Et en termes de rigolade, le roi Charles II est un expert. Surnommé le « monarque joyeux », il est mené à la baguette par sa maitresse, la fantasque Nell Gwynn, une sorte de madame sans gêne au palais. Les mœurs changent et l’ambition des femmes pointe son nez, sûrement encouragée par l’appétence de la maitresse du roi pour les arts de la scène. Le 8 décembre 1661, un coup de tonnerre retentit ainsi dans tout Londres : une femme s’est présentée en costumes sur scène, pour la première fois, Margaret Hughes monte sur scène, et partout se répand la nouvelle : « une femme a joué une femme ». Réaction immédiate de Kynaston : « une femme qui joue une femme, c’est ridicule, quel intérêt ? ». Très vite, arrive également l’interdiction faite aux hommes de jouer des femmes.
Tout petit déjà, Kynaston avait appris à jouer des femmes mais il refuse désormais de jouer les hommes : « ils sont laids et ne maitrisent pas leurs émotions ». Arrivera-t-il malgré tout à se réinventer dans ce monde qui change ? C’est ce que « belles de scène » nous invite à suivre.

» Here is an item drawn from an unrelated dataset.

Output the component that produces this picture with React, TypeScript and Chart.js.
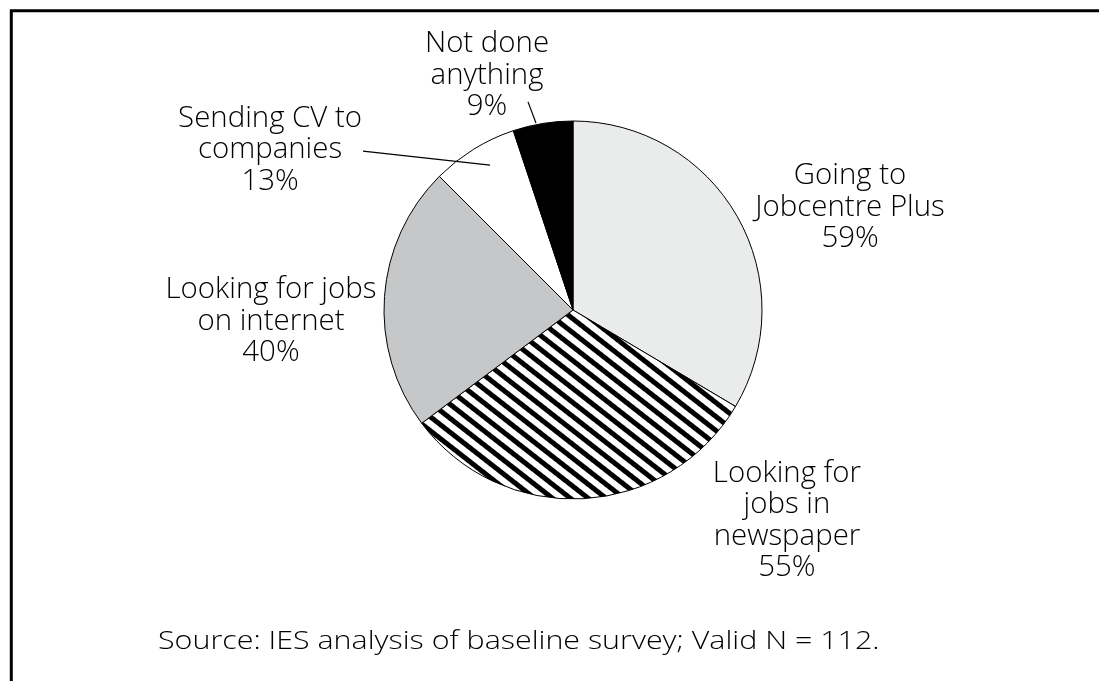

Jeux de pouvoir, alliance et mésalliance, « Belles de scène » nous fait assister à la décadence de celui qui n’existait sur scène que comme « elle ». La pièce prend le parti du théâtre dans le théâtre : l’art scénique, dans son sens littéral mais aussi la comédie du pouvoir. La scène montée sur le plateau des gémeaux parisiens voit ainsi se succéder acteurs costumés et aristocrates poudrés, sans que parfois l’on sache où se trouve la sincérité. Ce qui est certain en revanche, c’est que la sincérité, on la trouve à toutes les minutes de cette comédie mêlant faits historiques, humour, dérision, et passion.
Une troupe de comédiens talentueux parfois multi-rôles sert ici un spectacle de même nature que celui que l’on prétend représenter : le même esprit artisanal, la même volonté de bien faire. Et l’on suit avec intérêt les heurs et malheurs de Kynaston et de son entourage sans que jamais l’intérêt ne décroisse. On pourrait reléguer cette pièce dans la catégorie des pièces parlant d’identité, mais ce serait réducteur et injuste : « Belles de scène » est bien plus que cela. Elle s’impose en effet comme une pièce sur la puissance de l’incarnation, sur le pouvoir de la culture ou la culture du pouvoir, en une époque où les rois faisaient et défaisaient les carrières. C’est aussi et surtout une très belle leçon de théâtre. Et si aucun costume ni aucune perruque ne manque dans cette pièce datant de 1999 (dans sa version anglaise) qui évoque le XVIème siècle, aucune trace de poussière : le propos est d’une troublante actualité.